Augsburger Allgemeine (Land Nord)
Mit dem Sarg ins Paradies
Hoffmannkeller Wie Regisseur Richard Wagner einer düsteren Erzählung Dostojewskis Humor abgewinnt
Die Welt ist ihm „einerlei“. Und doch spürt man: Dem jungen Mann (Sebastian Baumgart), der da im Hofmannkeller steif mit seinem geschmeidigem Alter Ego (Katrin Schafitel) im Rücken deklamiert, ist nichts egal. Er ist vielmehr verzweifelt, zutiefst verletzt. Denn seit seiner Geburt ist er lächerlich und weiß das. Andererseits: Jetzt nennen ihn die Menschen nicht mehr lächerlich, sondern verrückt. Darüber muss er sich nicht mehr so ärgern.

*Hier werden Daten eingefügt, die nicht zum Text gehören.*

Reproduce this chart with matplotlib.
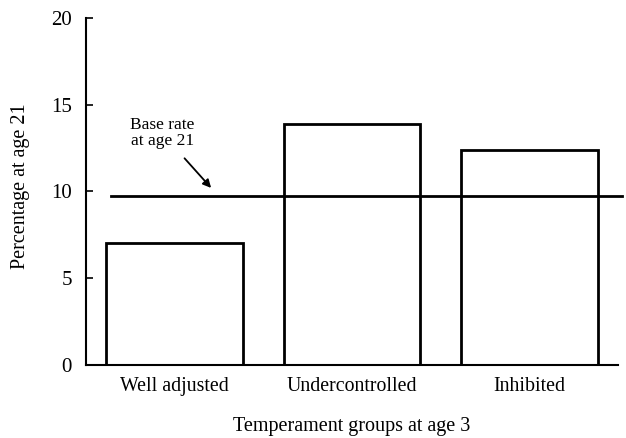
import matplotlib
matplotlib.use("Agg")
import matplotlib.pyplot as plt

categories = ["Well adjusted", "Undercontrolled", "Inhibited"]
values = [7.0, 13.9, 12.4]
base_rate = 9.75
yticks = [0, 5, 10, 15, 20]

plt.rcParams['font.family'] = ['Liberation Serif', 'DejaVu Serif']

fig = plt.figure(figsize=(6.26, 4.38), dpi=100)
ax = fig.add_axes([0.137, 0.167, 0.851, 0.792])

x = list(range(len(categories)))
ax.bar(x, values, width=0.77, facecolor='white', edgecolor='black', linewidth=2.0, zorder=2)
ax.plot([-0.36, 2.52], [base_rate, base_rate], color='black', linewidth=2.0, zorder=3, clip_on=False)

ax.set_xlim(-0.5, 2.5)
ax.set_ylim(0, 20)
ax.set_yticks(yticks)
ax.set_yticklabels([str(t) for t in yticks], fontsize=15)
ax.set_xticks(x)
ax.set_xticklabels(categories, fontsize=14.3)
ax.tick_params(axis='x', length=0, pad=9)
ax.tick_params(axis='y', direction='in', length=5, width=1.2, pad=10)

for s in ['top', 'right']:
    ax.spines[s].set_visible(False)
ax.spines['left'].set_linewidth(1.5)
ax.spines['bottom'].set_linewidth(1.5)

ax.annotate("Base rate\nat age 21", xy=(0.206, 10.2), xytext=(-0.07, 13.35),
            ha='center', va='center', fontsize=12.5, linespacing=1.0,
            arrowprops=dict(arrowstyle='-|>', color='black', lw=1.3,
                            shrinkA=6, shrinkB=0, mutation_scale=12))

ax.set_ylabel("Percentage at age 21", fontsize=14.5, labelpad=15)
ax.yaxis.label.set_y(0.515)
ax.set_xlabel("Temperament groups at age 3", fontsize=14.5, labelpad=15)

fig.savefig("out.png", dpi=100)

Die Inszenierung von „Der Traum eines lächerlichen Menschen“(nach einer Erzählung von Fjodor Dostojewski) zieht die Zuschauer in das düstere Psychogramm des Ich-Erzählers. Das musikalische Intro, eine Collage aus Mozarts Requiem und deutschem Hip-Hop, bereitet schon auf die folgenden Stimmungsschwankungen vor. Richard Wagner hat einige Brechungen gewagt in seinem Regiedebüt: Das karge Bühnenbild zieren ein schwarzer Sarg auf Schaukelkufen, eine Handlaterne, ein Metronom und rote Glitzerschuhe. Dem einsamen Long-Distance-Erzähler Dostojewskis gesellt er eine Tänzerin bei, die nicht nur seine Seelenzustände spiegelt, sondern auch die Nebenfiguren mimt. Auf ein Mädchen trifft er in den Straßen von St. Petersburg. Es trägt ein weißes Kleid und bittet ihn um Hilfe. Doch er weigert sich, konzentriert sich auf den Revolver, den er für seinen Suizid gekauft hat. Schließlich die Eruption: Er stampft auf, schreit das Mädchen an. Es flieht.

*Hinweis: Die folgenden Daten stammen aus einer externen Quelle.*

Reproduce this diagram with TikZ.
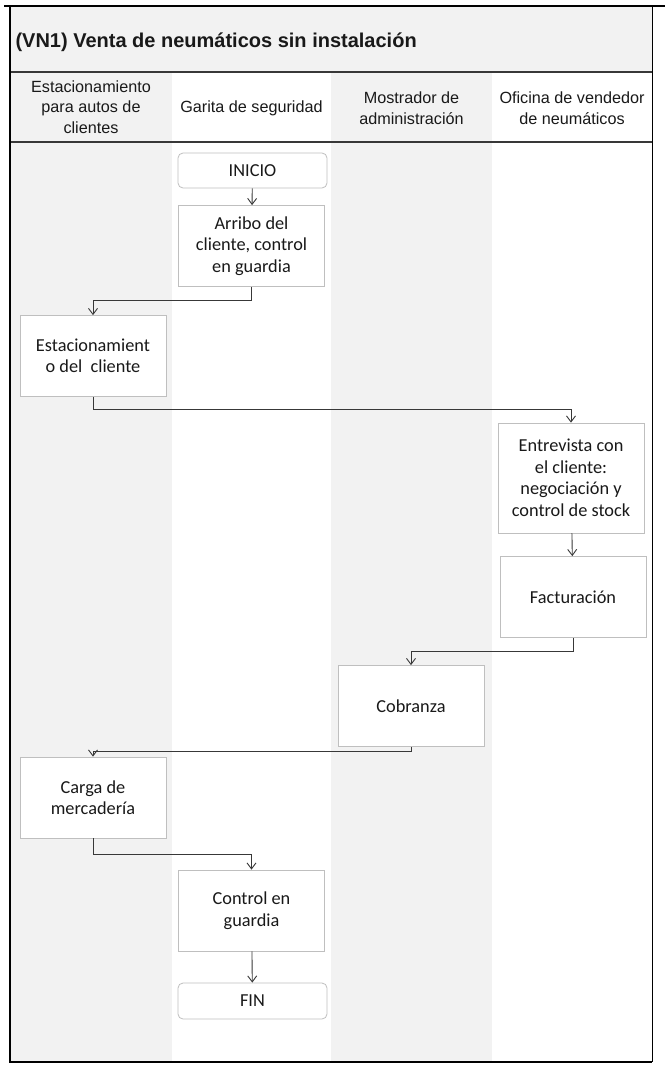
\documentclass[tikz,border=0pt]{standalone}
\usepackage{fontspec}
\setmainfont{Carlito}
\newfontfamily\headfont{Liberation Sans}
\usetikzlibrary{arrows.meta}
\definecolor{lanegray}{HTML}{F2F2F2}
\definecolor{boxgray}{HTML}{BFBFBF}
\definecolor{linegray}{HTML}{383838}

\begin{document}
\begin{tikzpicture}[x=1pt,y=-1pt,
    task/.style={draw=boxgray, fill=white, line width=0.8pt, minimum width=146pt, minimum height=81pt,
        align=center, inner sep=2pt, text=black!90, font=\fontsize{18.3}{21.5}\selectfont},
    terminal/.style={task, rounded corners=5pt, minimum height=35pt},
    lanehead/.style={align=center, text=black!90, font=\headfont\fontsize{16.2}{20.5}\selectfont},
    flow/.style={draw=linegray, line width=0.9pt, -{Straight Barb[length=6pt,width=9pt]}}]
    \useasboundingbox (0,0) rectangle (665,1070);
    \fill[white] (0,0) rectangle (665,1070);
    \fill[lanegray] (10,6) rectangle (652,72);
    \fill[lanegray] (10,72) rectangle (172,1062);
    \fill[lanegray] (331,72) rectangle (492,1062);
    \draw[linegray, line width=1.2pt] (10,72) -- (652,72);
    \draw[linegray, line width=1.2pt] (10,142) -- (652,142);
    \draw[black, line width=0.8pt] (652,6) -- (652,1062);
    \draw[black, line width=1.8pt] (4,6) -- (665,6);
    \draw[black, line width=1.8pt] (10,6) -- (10,1062) -- (652,1062);
    \node[anchor=west, text=black!90, font=\headfont\bfseries\fontsize{20}{24}\selectfont] (title) at (12,42)
        {(VN1) Venta de neumáticos sin instalación};
    \node[lanehead] (lane1) at (91,107) {Estacionamiento\\para autos de\\clientes};
    \node[lanehead] (lane2) at (251.5,108) {Garita de seguridad};
    \node[lanehead] (lane3) at (411.5,108) {Mostrador de\\administración};
    \node[lanehead] (lane4) at (572,108) {Oficina de vendedor\\de neumáticos};
    \node[terminal, minimum width=149pt] (inicio) at (252.5,170.5) {INICIO};
    \node[task] (arribo) at (251.5,246) {Arribo del\\cliente, control\\en guardia};
    \node[task] (estac) at (93,356) {Estacionamient\\o del\ \ cliente};
    \node[task, minimum height=110pt] (entrev) at (571,478) {Entrevista con\\el cliente:\\negociación y\\control de stock};
    \node[task] (factura) at (573,597) {Facturación};
    \node[task] (cobranza) at (411,706) {Cobranza};
    \node[task] (carga) at (93,797.5) {Carga de\\mercadería};
    \node[task] (control) at (251.5,910.5) {Control en\\guardia};
    \node[terminal, minimum width=149pt, minimum height=36pt] (fin) at (252.5,1001) {FIN};
    \draw[flow] (inicio) -- (arribo);
    \draw[flow] (arribo.south) -- ++(0,14) -| (estac.north);
    \draw[flow] (estac.south) -- ++(0,13) -| (entrev.north);
    \draw[flow] (entrev) -- (factura);
    \draw[flow] (factura.south) -- ++(0,14) -| (cobranza.north);
    \draw[flow] (cobranza.south) -- ++(0,5) -| (carga.north);
    \draw[flow] (carga.south) -- ++(0,16) -| (control.north);
    \draw[flow] (control) -- (fin);
\end{tikzpicture}
\end{document}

Auch sein Zuhause ist trist. Er wohnt in einer schäbigen Dachwohnung. Nur für den grünen Lehnsessel, der als Miniaturformat in einem Viereck auf dem kargen Boden steht, kann er sich begeistern. Dort schläft er schließlich ein, obwohl er schon seit einem Jahr nicht mehr geschlafen hat. Im Traum schafft er es, sich zu erschießen. Elegant hievt er sich mit einer Rolle vorwärts in den schaukelnden Sarg. Am anderen Ende schauen die schwarzen Lackschuhe raus. Seinem Redefluss tut das keinen Abbruch. „Träume kommen nicht vom Kopf, sondern vom Herzen“, fährt er unter dem Deckel fort. Schließlich geht es auf dem Sarg durch den rot flatternden Kosmos zu einer anderen, paradiesischen Erde. Die Menschen hier sind glücklich, ein Mädchen bläst Seifenblasen. Doch er bringt Lügen und Neid auf diese Welt. Selbst dem Vogelgezwitscher, zu dem er schließlich erwacht, dreht er den Hahn ab.
Zu kurzer Sarg, Glockenspiel mit übergroßer Schlaflampe, Seifenblasen, Pfeifen fürs Vogelgezwitscher – diese Details, vor allem aber auch die körperlichen und mimischen Leistungen der beiden Darsteller prägen diese fantasievoll assoziierende, humorvolle Inszenierung. Ein gelungenes, intimes und unglaublich emotionales Stück. O
Termine Die Vorstellungen im Februar sind ausverkauft, weitere Termine im März sind geplant.